Rarement, pourtant, l'auteur aura mis en jeu avec autant d'acuité
et de pudeur ce difficile équilibre entre le secret intime et
l'activité littéraire qui consiste à travailler
sans cesse avec lui sans le dévoiler complètement. En
un siècle de dévoilements impudiques, de retournements
clinquants et de faux semblants dans lesquels se complaisent les puissants,
il affirme la fragilité des êtres et leur exigence à
préserver le mystère qu'ils sont, à eux-mêmes
et aux autres. À force de saturation dans le dire de l'intime,
l'écriture aboutit à son inversion : elle devient écran,
masquage de la réalité pourtant sous les yeux. C'est bien
aussi cette articulation que met en avant le roman, et qui cette fois,
concerne sans doute directement Haïti, et les conditions de l'écriture
de son histoire, ce qu'on appellera ici son Grand Récit. Tout
le roman, en fait, résonne de cette question que pose de manière
lancinante Gary Victor : "si nous sommes la République glorieuse
qui s'est levée contre l'esclavage, comment se fait-il que nous
en soyons-là" ? Qu'est-ce qui est omis dans ce Grand Récit
et qui barre la route sans cesse ?
L'oubli, alors, est l'oblitération complète du souvenir
: nous vivons dans un monde sans mémoire, où même
l'activité mémorielle a(urait) disparu. Et c'est bien
la tâche de l'écrivain de faire sortir de ses gonds la
porte blindée qui verrouille la culture. Tel est alors l'autre
roman que contient le premier, comme un jeu de poupées russes.
Dans un geste un peu théâtral, l'inspecteur Azémar
Dieuswalwe soulève son jeune coéquipier par le col et
lui demande de regarder le Champs de Mars : ce que voit d'abord ce dernier
est bien entendu le palais National. Il faudrait en premier y relever
la statue du Marron Inconnu. Tout est dans ce déplacement
du regard, qui semble travailler les lettres haïtiennes depuis
si longtemps : il faut y regarder de près, tant cette place y
joue presque le rôle d'un ombilic. Ce déplacement, il y
a bien longtemps, et de manière plus violente encore, un écrivain
un peu oublié l'avait accompli : "dans les livres qu'ils
sont seuls à écrire ou qu'ils ont fait écrire,
les fils des fusilleurs nous traitent de misérables, d'infâmes,
de pillards et d'insolents ! Quelle menteuse canaille et quels bandits
!". C'était Louis-Joseph Janvier, dans Le Vieux Piquet,
publié en 1884. Le roman de Gary Victor est ainsi un hommage
rendu avec insistance à ceux qui ont lutté d'emblée
contre le pouvoir colonial et contre les compromis, voire les trahisons
qui ont lézardé le front révolutionnaire.

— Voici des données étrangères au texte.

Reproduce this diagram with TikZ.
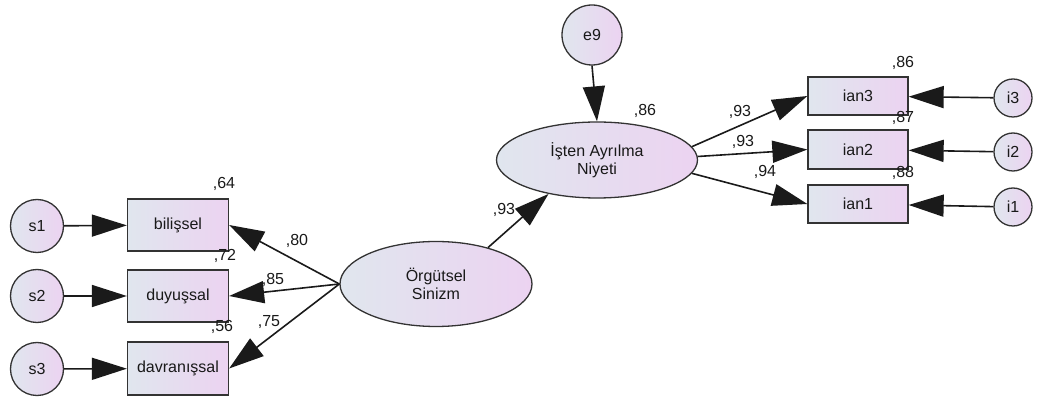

Pour
les disqualifier, on a qualifié ces troupes de 'bandes armées'.
Le livre de Nicolas Rey, Quand la révolution,
aux Amériques, était noire… Caraïbes
noirs, negro franceses et autres "oubliés de l’histoire",
paru en 2005 chez Karthala, nous éclaire très précisément
sur ce sujet. Nicolas Rey a même rencontré au Honduras
les descendants de Marc Saint-Dié, qui conservent le souvenir
de ces luttes. Mais Pierre Jean, lui aussi connaît cette histoire,
et c'est dans les tréfonds de son imaginaire qu'il la retrouve
lorsqu'il est lui-même délivré de ce double qui
occupait cette chambre désormais vide au centre de sa propre
citadelle intérieure. Il fait un voyage étonnant dans
les temps de la guerre d'Indépendance, et croise quelques acteurs
anonymes, qui en disent long sur la réalité et l'allégeance
au pouvoir, et qui sont aussi des personnages récurrents dans
l'œuvre de Gary Victor : un militaire traîneur de sabre,
un unijambiste, et puis un fou, particulièrement lucide, qui
circule la nuit, éclairé par ses lucioles, gardienne de
l'espoir bien fragile. Mais aussi, l'apparition sur la mer de ces réprouvés
des guerre fondatrices prend la coloration d'un réalisme magique
que le roman avait quelque peu jeté dans la flaque : Gary Victor
redonne actualité à ce réalisme, tout en n'occultant
pas la réalité quotidienne consternante que connaissent
les habitants de Port-au-Prince. Il retrouve aussi, par delà
les mythes, comme par delà les mers, une autre histoire du réalisme
dans la littérature : on se souvient ici de la préface
que Maupassant donna à son roman Pierre et Jean, comme au roman
lui-même, dont Victor inverse les propositions, en récusant
le sacrifice de la part la plus fragile.
C'est pourquoi ce roman est si important, et sans doute si urgent, tant
il fait lien entre les ombres qui rampent dans le ressac des tempêtes
que connaît Haïti, et une réalité forcément
sans arrêt compromise par cette omission. La catastrophe récente,
et qui affecte avec tant de violence les plus vulnérables, vient
encore le confirmer. Aucune indifférence, aucun oubli ne sont
vraiment insignifiants à l'échelle d'une nation, et Gary
Victor nous le rappelle, avec justesse et sagacité.